Press Releases

TN Reaches Agreement in Challenge to US Airways-American Airlines Merger

Press release from the Office of Tennessee Attorney General Robert Cooper; November 12, 2013:

Tennessee Attorney General Bob Cooper announced an agreement today in the State’s challenge to the proposed merger of US Airways and American Airlines. The settlement will require the New American Airlines to continue to serve each of Tennessee’s five major airports in Nashville, Memphis, Knoxville, Chattanooga and the Tri-Cities for five years.

Since 2008, several other major airlines have merged including Delta and Northwest, United and Continental and Southwest and Airtran. Each of those mergers has resulted in reductions in seat capacity and in some cases a dramatic reduction of service such as in Memphis following the Delta and Northwest merger. This resulted fewer flying options and higher prices for Tennesseans.

“Today’s agreement should provide Tennesseans more opportunities to buy low-cost airline options,” Attorney General Cooper said. “It also opens the door to increased competition to smaller carriers, benefitting consumers and businesses.”

As part of the agreement, US Airways and American commit to continue to offer service in Tennessee. At issue for Tennesseans was divestiture of airline slots at Reagan National Airport and LaGuardia International Airport. The divestiture of 104 Reagan slots and 34 LaGuardia slots will allow lower-cost carriers such as Jet Blue and Southwest to bid for the slots. Without divestiture, the New American Airlines would have controlled 69 percent of the slots at Reagan.

The U.S. Department of Justice (DOJ) and the States also signed off on a related proposed final judgment that will remain in place for 10 years. That judgment requires the divestiture of flight slots at Reagan National in Washington, DC, LaGuardia in New York City and of gates at Boston, Chicago, Dallas-Love Field and Los Angeles International. The divestitures of flight slots will enable new carriers to enter the Washington and New York markets. Divestitures of gates should enable new carriers to enter the other affected markets.

The States and DOJ filed the action on August 13 this year and a trial was scheduled to begin on November 25. Tennessee was joined by the States of Arizona, the District of Columbia, Florida, Michigan, Pennsylvania and Virginia.

Press Releases

Tennessee Joins Federal Suit Against Airline Merger

Press release from the Office of Tennessee Attorney General Robert Cooper; August 13, 2013:

Tennessee Attorney General Cooper today joined a coalition of six states in conjunction with the U.S. Department of Justice Antitrust Division and the District of Columbia in a federal court complaint challenging a pending merger that would make a combined U.S. Airways/American Airlines the largest worldwide carrier.

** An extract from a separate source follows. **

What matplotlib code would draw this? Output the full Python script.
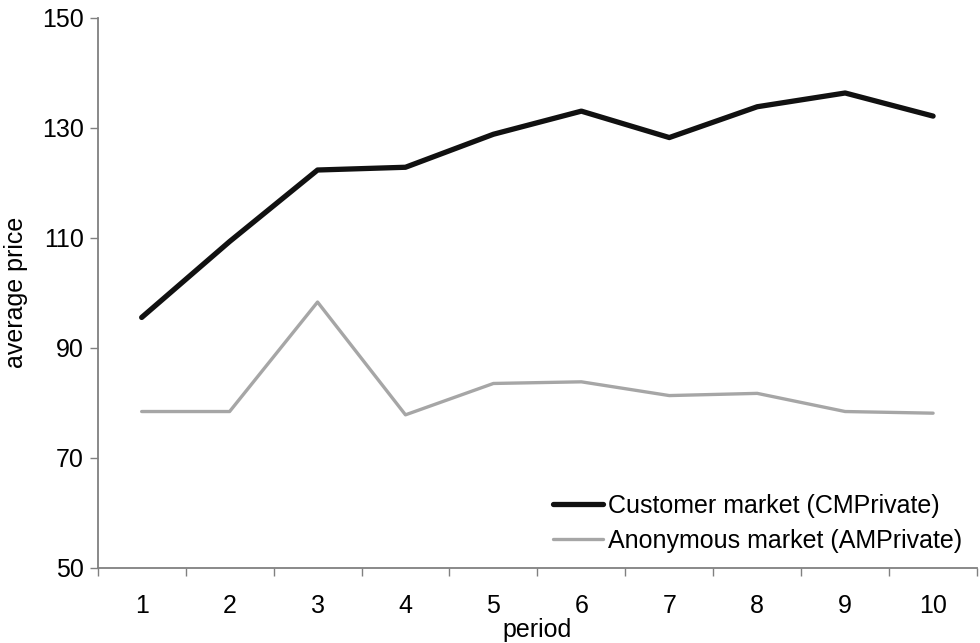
import numpy as np
import matplotlib.pyplot as plt

periods = np.arange(1, 11)
customer_market = [95.5, 109.3, 122.3, 122.8, 128.8, 133.0, 128.2, 133.8, 136.3, 132.1]
anonymous_market = [78.4, 78.4, 98.3, 77.8, 83.5, 83.8, 81.3, 81.7, 78.4, 78.1]
y_ticks = [50, 70, 90, 110, 130, 150]

plt.rcParams['font.family'] = ['Liberation Sans', 'DejaVu Sans']
fs = 18

fig = plt.figure(figsize=(9.8, 6.43), dpi=100)
ax = fig.add_axes([0.0997, 0.117, 0.8973, 0.8556])

ax.plot(periods, customer_market, color='#111111', lw=3.8,
        solid_capstyle='round', label='Customer market (CMPrivate)')
ax.plot(periods, anonymous_market, color='#a6a6a6', lw=2.4,
        solid_capstyle='round', label='Anonymous market (AMPrivate)')

ax.set_xlim(0.5, 10.5)
ax.set_ylim(50, 150)
ax.set_yticks(y_ticks)

# category labels sit between the boundary tick marks
ax.set_xticks(periods)
ax.set_xticks(np.arange(0.5, 11, 1), minor=True)
ax.tick_params(axis='x', which='major', length=0, pad=19, labelsize=fs)
ax.tick_params(axis='x', which='minor', length=6, width=1, color='#808080', direction='out')
ax.tick_params(axis='y', length=6, width=1, color='#808080', direction='out', labelsize=fs, pad=4)

for side in ['top', 'right']:
    ax.spines[side].set_visible(False)
for side in ['left', 'bottom']:
    ax.spines[side].set_color('#808080')
    ax.spines[side].set_linewidth(1.3)

ax.set_xlabel('period', fontsize=fs, labelpad=0)
ax.set_ylabel('average price', fontsize=fs, labelpad=10)

ax.legend(loc='lower right', frameon=False, fontsize=fs, handlelength=2.0,
          handletextpad=0.2, labelspacing=0.45, borderaxespad=0.2,
          bbox_to_anchor=(1.0, 0.0))

fig.savefig('out.png', dpi=100)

If approved, the merger would reduce the current number of the larger “legacy” airlines from four to three – U.S. Airways/American, United/Continental and Delta/Northwest – and the number of major airlines to five to four. In fact, the three remaining legacy airlines and Southwest would account for over 80% of domestic travel, making fare and fee increases easier to achieve and even more profitable for the airlines than they already are.

American and U.S. Airways compete directly on thousands of heavily traveled nonstop and connecting routes, including many to and from Tennessee.

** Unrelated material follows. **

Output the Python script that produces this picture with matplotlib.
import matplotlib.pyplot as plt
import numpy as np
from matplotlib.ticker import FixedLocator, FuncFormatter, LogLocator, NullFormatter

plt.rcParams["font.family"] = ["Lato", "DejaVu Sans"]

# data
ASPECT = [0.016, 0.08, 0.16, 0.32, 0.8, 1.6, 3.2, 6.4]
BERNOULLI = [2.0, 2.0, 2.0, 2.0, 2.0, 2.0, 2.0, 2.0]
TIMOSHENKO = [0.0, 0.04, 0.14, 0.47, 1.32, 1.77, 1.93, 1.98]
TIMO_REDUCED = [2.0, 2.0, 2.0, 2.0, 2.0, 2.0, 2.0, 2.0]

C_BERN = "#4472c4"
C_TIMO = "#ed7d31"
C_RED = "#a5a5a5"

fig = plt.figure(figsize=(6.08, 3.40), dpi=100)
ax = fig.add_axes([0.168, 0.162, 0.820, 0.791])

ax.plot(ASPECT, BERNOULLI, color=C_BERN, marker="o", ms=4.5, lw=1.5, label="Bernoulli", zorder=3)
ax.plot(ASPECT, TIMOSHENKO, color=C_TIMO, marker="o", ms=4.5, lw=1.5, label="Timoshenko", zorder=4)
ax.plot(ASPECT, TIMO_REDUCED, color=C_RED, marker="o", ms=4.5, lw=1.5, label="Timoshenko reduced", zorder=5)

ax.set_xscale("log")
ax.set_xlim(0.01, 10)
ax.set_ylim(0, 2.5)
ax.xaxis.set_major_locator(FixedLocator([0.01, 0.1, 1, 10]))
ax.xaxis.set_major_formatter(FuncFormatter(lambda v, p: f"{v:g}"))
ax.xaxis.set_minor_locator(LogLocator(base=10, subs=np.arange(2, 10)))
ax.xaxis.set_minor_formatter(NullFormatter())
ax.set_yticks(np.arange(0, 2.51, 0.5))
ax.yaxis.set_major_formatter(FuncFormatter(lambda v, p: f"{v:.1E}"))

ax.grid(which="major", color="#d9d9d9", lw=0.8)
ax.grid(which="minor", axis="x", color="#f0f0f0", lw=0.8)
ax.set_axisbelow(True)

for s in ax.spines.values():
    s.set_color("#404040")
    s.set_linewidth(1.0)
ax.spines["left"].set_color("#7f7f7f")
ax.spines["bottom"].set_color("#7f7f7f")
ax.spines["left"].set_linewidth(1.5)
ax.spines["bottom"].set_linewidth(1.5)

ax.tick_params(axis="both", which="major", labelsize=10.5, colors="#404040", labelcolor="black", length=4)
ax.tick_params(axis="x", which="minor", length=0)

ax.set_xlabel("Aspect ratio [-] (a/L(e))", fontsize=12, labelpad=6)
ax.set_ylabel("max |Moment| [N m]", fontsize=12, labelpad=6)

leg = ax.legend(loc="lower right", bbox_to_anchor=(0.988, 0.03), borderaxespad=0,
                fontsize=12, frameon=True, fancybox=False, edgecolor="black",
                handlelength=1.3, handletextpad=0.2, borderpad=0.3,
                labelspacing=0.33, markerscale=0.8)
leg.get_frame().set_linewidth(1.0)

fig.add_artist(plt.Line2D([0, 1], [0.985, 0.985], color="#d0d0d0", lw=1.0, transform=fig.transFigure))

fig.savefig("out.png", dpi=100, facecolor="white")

“Studies show that Tennessee’s four major airports in Nashville, Memphis, Knoxville and Chattanooga will experience fewer flights to certain destinations and travelers will pay more for remaining flights,” Attorney General Cooper said. “If this merger is completed, consumers will face decreased competition and increased prices because airlines can cut service and raise prices with less fear of competitive responses from rivals.”

For example, US Airways and American currently complete for customers with flights between Nashville and Washington Reagan Airport. The merger would eliminate this competition. Service to Chattanooga, Knoxville and Memphis could also suffer from fewer flights to major cities.

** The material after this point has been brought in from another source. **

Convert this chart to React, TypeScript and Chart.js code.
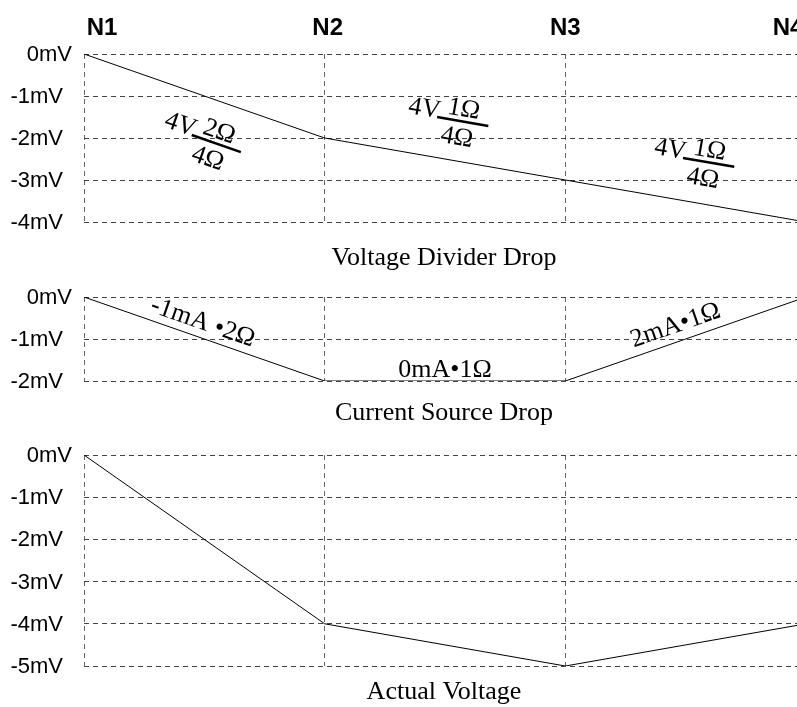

History has shown that when competition shrinks, coordination by the remaining airlines becomes easier as similarities in their networks and business models grow. Before 2008, there were six legacy airlines, but various mergers followed, ostensibly to save costs to travelers and offer more options. However, the promised cost-savings from previous mergers never materialized, and the major airlines have followed each other in raising fares, imposing new fees on travelers, reducing service, and downgrading amenities.

American entered bankruptcy with plans to restructure and remain independent, and adopted a standalone business plan designed to “restore American to industry leadership, profitability, and growth.” Now American is on a path to compete independently as a profitable airline; its most recent quarterly results reported a company record-high $5.6 billion in revenues, with $357 million in profits. And earlier this year, American’s management presented plans to emerge from bankruptcy on a standalone basis that would increase the destinations it serves in the U.S. and the frequency of its flights.

In contrast, if this merger goes through U.S. Airways would likely continue to pursue its ‘capacity discipline’ strategy — substantial reductions of service and capacity, a phenomenon that has followed each significant legacy airline merger in recent years. U.S. Airways has said that capacity reductions achieved through capacity discipline enable fare increases, and that pricing power results from reduced industry capacity. As their CEO has said, there is an “inextricable link” between removing seats and raising fares.